Friday 14 September 2007

the procrastinator

I’ve got so much to do: bills to pay, accounts to balance, jobs to chase, invoices to write, scripts to edit (for work) scripts to read (for friends), presents to buy, cards to sign, a house to clean, a dentist to find, a gym to actually utilise at some point before I turn forty…

There’s always something I should be doing.

It’s always been a problem. I was a crammer at school. One of those people who, after a quick revision session at the back of the schoolbus, left their exam results in the lap of the gods. I hated homework.

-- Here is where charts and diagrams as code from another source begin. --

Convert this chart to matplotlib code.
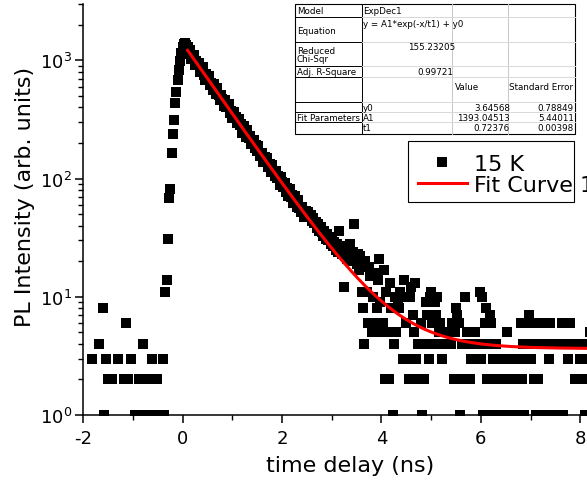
import numpy as np
import matplotlib
matplotlib.use('Agg')
import matplotlib.pyplot as plt
from matplotlib.ticker import MultipleLocator, LogLocator, NullFormatter
from matplotlib.patches import Rectangle
from matplotlib.lines import Line2D

plt.rcParams['font.family'] = 'DejaVu Sans'
plt.rcParams['axes.unicode_minus'] = False

# Datos: conteos PL cada 0.025 ns desde -2 ns
t_start = -2.0
dt = 0.025

counts_pre = [  # -2.0 .. -0.025 ns
    0, 0, 0, 0, 0, 0, 0, 3, 0, 0,
    0, 0, 0, 4, 0, 0, 8, 1, 3, 0,
    2, 0, 0, 2, 0, 0, 0, 0, 3, 0,
    0, 0, 0, 2, 6, 0, 2, 0, 3, 0,
    0, 0, 1, 0, 1, 2, 1, 0, 4, 1,
    2, 1, 0, 2, 1, 3, 1, 2, 1, 2,
    1, 0, 1, 0, 3, 1, 11, 14, 31, 68,
    81, 166, 237, 311, 437, 543, 680, 830, 990, 1150,
]
counts_decay = [  # 0.0 .. 3.475 ns
    1290, 1370, 1395, 1360, 1290, 1141, 1227, 1031, 1081, 1116,
    911, 994, 906, 956, 803, 858, 886, 747, 684, 762,
    702, 732, 622, 646, 563, 626, 588, 519, 581, 505,
    463, 505, 470, 409, 464, 407, 421, 427, 356, 373,
    326, 363, 327, 335, 293, 322, 282, 289, 245, 276,
    254, 226, 256, 220, 230, 195, 209, 212, 180, 191,
    172, 190, 155, 162, 165, 137, 152, 138, 148, 125,
    132, 114, 131, 115, 105, 116, 102, 106, 89, 103,
    94, 85, 91, 77, 84, 71, 82, 70, 72, 62,
    71, 66, 58, 66, 56, 52, 58, 53, 47, 53,
    50, 52, 47, 49, 44, 46, 42, 43, 38, 41,
    36, 39, 35, 33, 36, 31, 34, 30, 32, 28,
    30, 27, 29, 25, 28, 24, 36, 26, 23, 27,
    12, 24, 21, 25, 22, 28, 20, 24, 41, 21,
]
counts_tail = [  # 3.5 .. 8.2 ns
    19, 23, 17, 22, 11, 8, 4, 20, 11, 6,
    18, 15, 5, 10, 16, 6, 8, 14, 21, 9,
    5, 6, 17, 2, 11, 5, 2, 13, 8, 1,
    4, 10, 5, 9, 8, 11, 0, 3, 14, 10,
    6, 3, 2, 10, 12, 7, 5, 13, 3, 4,
    2, 4, 6, 1, 2, 4, 9, 7, 3, 10,
    11, 6, 4, 9, 7, 10, 5, 6, 4, 3,
    5, 4, 0, 5, 4, 0, 4, 6, 2, 5,
    8, 7, 6, 1, 2, 4, 0, 10, 2, 5,
    4, 2, 3, 5, 4, 5, 3, 0, 4, 11,
    3, 10, 1, 6, 8, 2, 4, 7, 6, 1,
    3, 2, 4, 1, 3, 2, 1, 0, 3, 2,
    1, 5, 2, 3, 1, 0, 2, 3, 1, 2,
    3, 1, 6, 2, 4, 1, 3, 6, 4, 7,
    3, 6, 4, 2, 1, 6, 2, 4, 0, 6,
    1, 4, 6, 1, 0, 3, 6, 1, 0, 4,
    1, 4, 0, 1, 4, 6, 1, 4, 6, 0,
    3, 4, 6, 4, 0, 4, 2, 4, 0, 2,
    3, 4, 2, 4, 1, 3, 4, 2, 5,
]
assert len(counts_pre) == 80 and len(counts_decay) == 140 and len(counts_tail) == 189

# Parametros del ajuste ExpDec1
y0 = 3.64568
A1 = 1393.04513
t1 = 0.72376

counts = np.array(counts_pre + counts_decay + counts_tail, dtype=float)
time = t_start + dt * np.arange(len(counts))
counts[counts <= 0] = np.nan

W, H = 587, 485
fig = plt.figure(figsize=(W / 100, H / 100), dpi=100)

def fx(x):
    return x / W

def fy(y):
    return 1 - y / H

ax = fig.add_axes([fx(83.3), fy(416), 509.4 / W, 411 / H])

ax.plot(time, counts, 's', color='black', ms=7, mew=0, label='15 K', zorder=2)
t_fit = np.linspace(0.1, 8.3, 500)
ax.plot(t_fit, A1 * np.exp(-t_fit / t1) + y0, color='red', lw=2.2,
        label='Fit Curve 1', zorder=3)

ax.set_yscale('log')
ax.set_ylim(1, 3000)
ax.set_xlim(-2, 8.25)
ax.xaxis.set_major_locator(MultipleLocator(2))
ax.xaxis.set_minor_locator(MultipleLocator(1))
ax.yaxis.set_major_locator(LogLocator(base=10))
ax.yaxis.set_minor_locator(LogLocator(base=10, subs=np.arange(2, 10)))
ax.yaxis.set_minor_formatter(NullFormatter())

for s in ['top', 'right']:
    ax.spines[s].set_visible(False)
for s in ['left', 'bottom']:
    ax.spines[s].set_linewidth(1.1)
ax.tick_params(which='major', direction='out', length=6, width=1.1, labelsize=13)
ax.tick_params(which='minor', direction='out', length=3.5, width=1.0)
ax.tick_params(axis='y', which='major', pad=2)
ax.tick_params(axis='x', which='major', pad=4)

ax.set_xlabel('time delay (ns)', fontsize=16, va='center')
ax.xaxis.set_label_coords(0.5236, -0.1217)
ax.set_ylabel('PL Intensity (arb. units)', fontsize=16, va='center', ha='center')
ax.yaxis.set_label_coords(-0.1145, 0.534)

# Leyenda con el marco de Origin (mas estrecho que el texto)
ax.legend(loc='upper left', bbox_to_anchor=(fx(418), fy(155)),
          bbox_transform=fig.transFigure, frameon=False, fontsize=16,
          handlelength=2.2, handletextpad=0.3, borderpad=0, labelspacing=0.05,
          borderaxespad=0, numpoints=1)
fig.add_artist(Rectangle((fx(408.3), fy(203.3)), 166 / W, 61.3 / H,
                         transform=fig.transFigure, fill=False, lw=0.8,
                         ec='black', zorder=5))

# Tabla de resultados del ajuste
fig.add_artist(Rectangle((fx(295), fy(135)), 280 / W, 130 / H,
                         transform=fig.transFigure, fc='white', ec='black',
                         lw=0.8, zorder=4))

def hline(y, x0, x1, c):
    fig.add_artist(Line2D([fx(x0), fx(x1)], [fy(y), fy(y)],
                          transform=fig.transFigure, color=c, lw=0.7, zorder=5))

def vline(x, y0_, y1_, c):
    fig.add_artist(Line2D([fx(x), fx(x)], [fy(y0_), fy(y1_)],
                          transform=fig.transFigure, color=c, lw=0.7, zorder=5))

vline(361.7, 5, 135, 'black')
vline(451.7, 5, 135, '#c8c8c8')
vline(508.3, 5, 135, '#c8c8c8')
for yy in [18.3, 43.3, 66.7, 78.3, 103.3, 113.3, 123.3]:
    hline(yy, 295, 361.7, 'black')
    hline(yy, 361.7, 575, '#d8d8d8')

cells = [
    (297, 11.5, 'Model', 'left'),
    (363, 11, 'ExpDec1', 'left'),
    (297, 32, 'Equation', 'left'),
    (363, 24.5, 'y = A1*exp(-x/t1) + y0', 'left'),
    (297, 52, 'Reduced', 'left'),
    (297, 60, 'Chi-Sqr', 'left'),
    (455, 48, '155.23205', 'right'),
    (297, 72.5, 'Adj. R-Square', 'left'),
    (453, 72.5, '0.99721', 'right'),
    (455, 87.5, 'Value', 'left'),
    (509, 87.5, 'Standard Error', 'left'),
    (363, 108.5, 'y0', 'left'),
    (510, 108.5, '3.64568', 'right'),
    (574, 108.5, '0.78849', 'right'),
    (297, 118.5, 'Fit Parameters', 'left'),
    (363, 118.5, 'A1', 'left'),
    (510, 118.5, '1393.04513', 'right'),
    (574, 118.5, '5.44011', 'right'),
    (363, 128.5, 't1', 'left'),
    (510, 128.5, '0.72376', 'right'),
    (574, 128.5, '0.00398', 'right'),
]
for x, y, s, ha in cells:
    fig.text(fx(x), fy(y), s, fontsize=6.3, ha=ha, va='center', zorder=6)

fig.savefig('out.png', dpi=100)
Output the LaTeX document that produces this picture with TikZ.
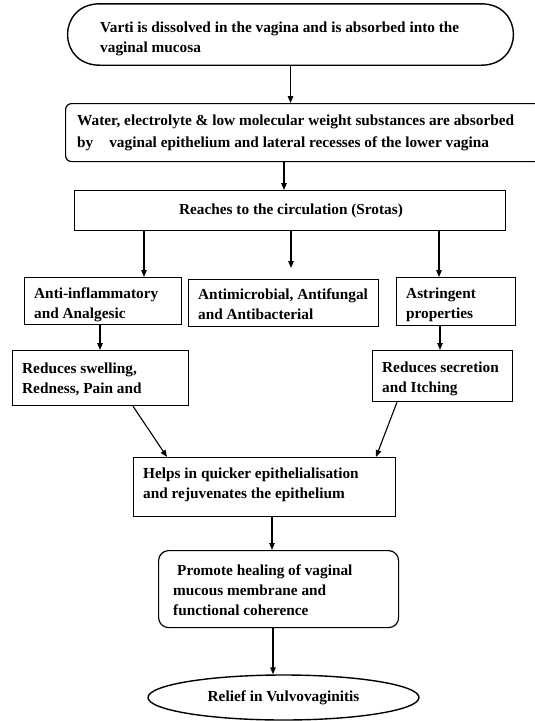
\documentclass[tikz,border=0pt]{standalone}
\usepackage{fontspec}
\setmainfont{Liberation Serif}
\usetikzlibrary{arrows.meta,shapes.geometric}
\begin{document}
\begin{tikzpicture}[x=1pt,y=-1pt,
 box/.style={draw, line width=1.2pt, rectangle, inner sep=0pt, anchor=north west},
 txt/.style={font=\fontsize{15.3}{20}\selectfont\bfseries, align=left, anchor=west, inner sep=0pt},
 arr/.style={-{Triangle[length=7pt,width=5.5pt]}, line width=1.1pt}]
\clip (0,0) rectangle (535,721);
% top rounded shape
\node[minimum width=445pt, minimum height=61pt, inner sep=0pt] (top) at (290.5,34.5) {};
\draw[line width=1.4pt] ([xshift=32pt]top.north west) -- ([xshift=-32pt]top.north east)
  .. controls ([xshift=11pt]top.north east) and ([xshift=11pt]top.south east) .. ([xshift=-32pt]top.south east)
  -- ([xshift=32pt]top.south west)
  .. controls ([xshift=-11pt]top.south west) and ([xshift=-11pt]top.north west) .. cycle;
\node[txt] (topt) at (100,39) {Varti is dissolved in the vagina and is absorbed into the\\vaginal mucosa};
% box2
\node[box, rounded corners=6pt, minimum width=475pt, minimum height=58pt] (b2) at (65,103) {};
\node[txt, font=\fontsize{15.3}{22}\selectfont\bfseries] (b2t) at (77,133) {Water, electrolyte \& low molecular weight substances are absorbed\\by\hspace{16pt}vaginal epithelium and lateral recesses of the lower vagina};
% box3
\node[box, minimum width=431pt, minimum height=40pt] (b3) at (74,190) {};
\node[txt, anchor=center] (b3t) at (291,211) {Reaches to the circulation (Srotas)};
% row
\node[box, minimum width=157pt, minimum height=47pt] (anti) at (24,277) {};
\node[txt] (antit) at (34,305) {Anti-inflammatory\\and Analgesic};
\node[box, minimum width=190pt, minimum height=47pt] (mic) at (188,279) {};
\node[txt] (mict) at (198,304.5) {Antimicrobial, Antifungal\\and Antibacterial};
\node[box, minimum width=119pt, minimum height=48pt] (ast) at (396,277) {};
\node[txt] (astt) at (406,305) {Astringent\\properties};
% second row
\node[box, minimum width=176pt, minimum height=55pt] (rsw) at (12,350) {};
\node[txt] (rswt) at (22,379.5) {Reduces swelling,\\Redness, Pain and};
\node[box, minimum width=140pt, minimum height=51pt] (rse) at (372,350) {};
\node[txt] (rset) at (382,379) {Reduces secretion\\and Itching};
% helps
\node[box, minimum width=262pt, minimum height=59pt] (hlp) at (133,457) {};
\node[txt] (hlpt) at (143,485) {Helps in quicker epithelialisation\\and rejuvenates the epithelium};
% promote
\node[box, rounded corners=10pt, minimum width=240pt, minimum height=77pt] (pro) at (158,550) {};
\node[txt] (prot) at (173,590) {\hspace*{4pt}Promote healing of vaginal\\mucous membrane and\\functional coherence};
% relief
\node[draw, ellipse, line width=1.4pt, minimum width=271pt, minimum height=45pt, inner sep=0pt,
  font=\fontsize{15.3}{20}\selectfont\bfseries] (rel) at (283.5,697.5) {Relief in Vulvovaginitis};
% arrows
\draw[arr] (top.south) -- (top.south |- b2.north);
\draw[arr] (b2.south -| 284,0) -- (b3.north -| 284,0);
\draw[arr] (b3.south -| 144,0) -- (anti.north -| 144,0);
\draw[arr, shorten >=11pt] (b3.south -| 291,0) -- (mic.north -| 291,0);
\draw[arr] (b3.south -| 439,0) -- (ast.north -| 439,0);
\draw[arr] (anti.south -| 100,0) -- (rsw.north -| 100,0);
\draw[arr] (ast.south -| 440,0) -- (rse.north -| 440,0);
\draw[arr] (rsw.south -| 133,0) -- (hlp.north -| 167,0);
\draw[arr] (rse.south -| 397,0) -- (hlp.north -| 376,0);
\draw[arr] (hlp.south -| 272,0) -- (pro.north -| 272,0);
\draw[arr] (pro.south -| 273,0) -- (rel.north -| 273,0);
\end{tikzpicture}
\end{document}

I really resented spending those few precious hours between home-time and bed writing 500 words or more on why Elizabeth The First Was a Terrible Monarch (that’s a Catholic education for you – never knowingly underselling itself).

I thought it was a phase but here I am, well beyond school-leaving age, with three scripts to re-storyline and a looming deadline. Am always amazed at how industrious I can be in these circumstances. So far today, I have been to the supermarket, swept up the leaves in my garden (it’s September, an utterly pointless exercise), I’ve done the ironing, booked a train ticket, surfed the internet (that’s three hours, right there) THEN noticed my windows needed cleaning…

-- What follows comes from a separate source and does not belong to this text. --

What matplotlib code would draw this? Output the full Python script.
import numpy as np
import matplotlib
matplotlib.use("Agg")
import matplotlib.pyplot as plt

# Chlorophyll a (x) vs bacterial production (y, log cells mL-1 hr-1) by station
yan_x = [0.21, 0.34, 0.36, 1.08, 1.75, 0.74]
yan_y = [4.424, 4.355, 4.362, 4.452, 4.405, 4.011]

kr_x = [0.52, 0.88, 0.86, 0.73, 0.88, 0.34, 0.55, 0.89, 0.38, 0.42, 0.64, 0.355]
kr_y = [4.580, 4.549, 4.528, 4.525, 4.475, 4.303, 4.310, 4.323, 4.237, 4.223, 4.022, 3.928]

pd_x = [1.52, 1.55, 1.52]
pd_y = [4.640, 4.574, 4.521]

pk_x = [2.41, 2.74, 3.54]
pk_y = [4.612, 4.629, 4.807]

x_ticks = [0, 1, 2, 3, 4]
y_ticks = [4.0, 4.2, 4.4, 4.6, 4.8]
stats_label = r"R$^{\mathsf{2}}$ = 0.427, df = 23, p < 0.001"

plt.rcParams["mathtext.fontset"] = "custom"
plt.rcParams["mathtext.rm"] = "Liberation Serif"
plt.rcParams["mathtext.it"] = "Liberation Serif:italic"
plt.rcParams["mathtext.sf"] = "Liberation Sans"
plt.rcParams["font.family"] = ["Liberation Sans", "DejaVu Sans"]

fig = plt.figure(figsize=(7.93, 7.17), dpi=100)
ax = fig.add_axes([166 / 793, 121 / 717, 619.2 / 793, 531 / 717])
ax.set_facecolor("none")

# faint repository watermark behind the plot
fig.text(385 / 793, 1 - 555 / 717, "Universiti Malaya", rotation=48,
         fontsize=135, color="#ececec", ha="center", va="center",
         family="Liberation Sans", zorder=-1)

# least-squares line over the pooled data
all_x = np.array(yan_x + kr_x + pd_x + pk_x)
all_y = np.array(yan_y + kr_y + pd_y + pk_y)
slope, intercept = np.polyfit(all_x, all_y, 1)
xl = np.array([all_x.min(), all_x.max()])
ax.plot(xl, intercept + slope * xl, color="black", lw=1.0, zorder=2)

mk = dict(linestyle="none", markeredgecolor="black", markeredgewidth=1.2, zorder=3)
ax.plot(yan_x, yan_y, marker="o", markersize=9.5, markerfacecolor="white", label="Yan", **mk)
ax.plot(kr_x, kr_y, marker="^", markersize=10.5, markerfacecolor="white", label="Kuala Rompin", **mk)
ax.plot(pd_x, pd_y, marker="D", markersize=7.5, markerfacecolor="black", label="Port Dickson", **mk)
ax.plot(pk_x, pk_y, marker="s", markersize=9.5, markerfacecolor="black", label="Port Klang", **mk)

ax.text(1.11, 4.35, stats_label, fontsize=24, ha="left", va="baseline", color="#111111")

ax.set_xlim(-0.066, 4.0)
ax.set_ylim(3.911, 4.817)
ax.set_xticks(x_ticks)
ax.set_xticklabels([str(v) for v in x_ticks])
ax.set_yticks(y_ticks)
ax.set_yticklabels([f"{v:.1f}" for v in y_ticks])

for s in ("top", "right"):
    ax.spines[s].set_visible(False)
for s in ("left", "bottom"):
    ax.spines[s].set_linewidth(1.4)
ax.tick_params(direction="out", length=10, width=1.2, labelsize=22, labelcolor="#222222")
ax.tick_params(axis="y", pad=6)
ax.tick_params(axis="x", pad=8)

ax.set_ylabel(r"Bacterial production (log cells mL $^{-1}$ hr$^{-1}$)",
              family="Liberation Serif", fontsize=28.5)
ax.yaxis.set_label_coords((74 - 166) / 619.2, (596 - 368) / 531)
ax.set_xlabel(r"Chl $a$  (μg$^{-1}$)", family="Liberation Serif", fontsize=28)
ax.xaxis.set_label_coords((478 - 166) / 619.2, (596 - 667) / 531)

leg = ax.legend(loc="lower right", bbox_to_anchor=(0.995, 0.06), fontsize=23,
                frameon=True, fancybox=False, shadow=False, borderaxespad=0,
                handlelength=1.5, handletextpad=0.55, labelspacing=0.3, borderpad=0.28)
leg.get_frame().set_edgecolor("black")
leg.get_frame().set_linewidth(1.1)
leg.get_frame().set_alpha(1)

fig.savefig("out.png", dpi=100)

There is a delicate balance between how pressing a task is and how inventive the displacement activity must be to offset it. I once went to Barcelona on a train to avoid looking for a job. I’m hoping for a seriously complex set of script notes soon as my skirting board needs a repaint. Meanwhile, the scripts I’m (supposed to be) working on sit patiently on my desk. A Mexican stand-off. We both know that, at some point, within the next few days, the adrenaline will kick in and I’ll be reaching for them with my pen in hand, ready for business, no messing. They look completely unflustered by this. Boy, they’re good.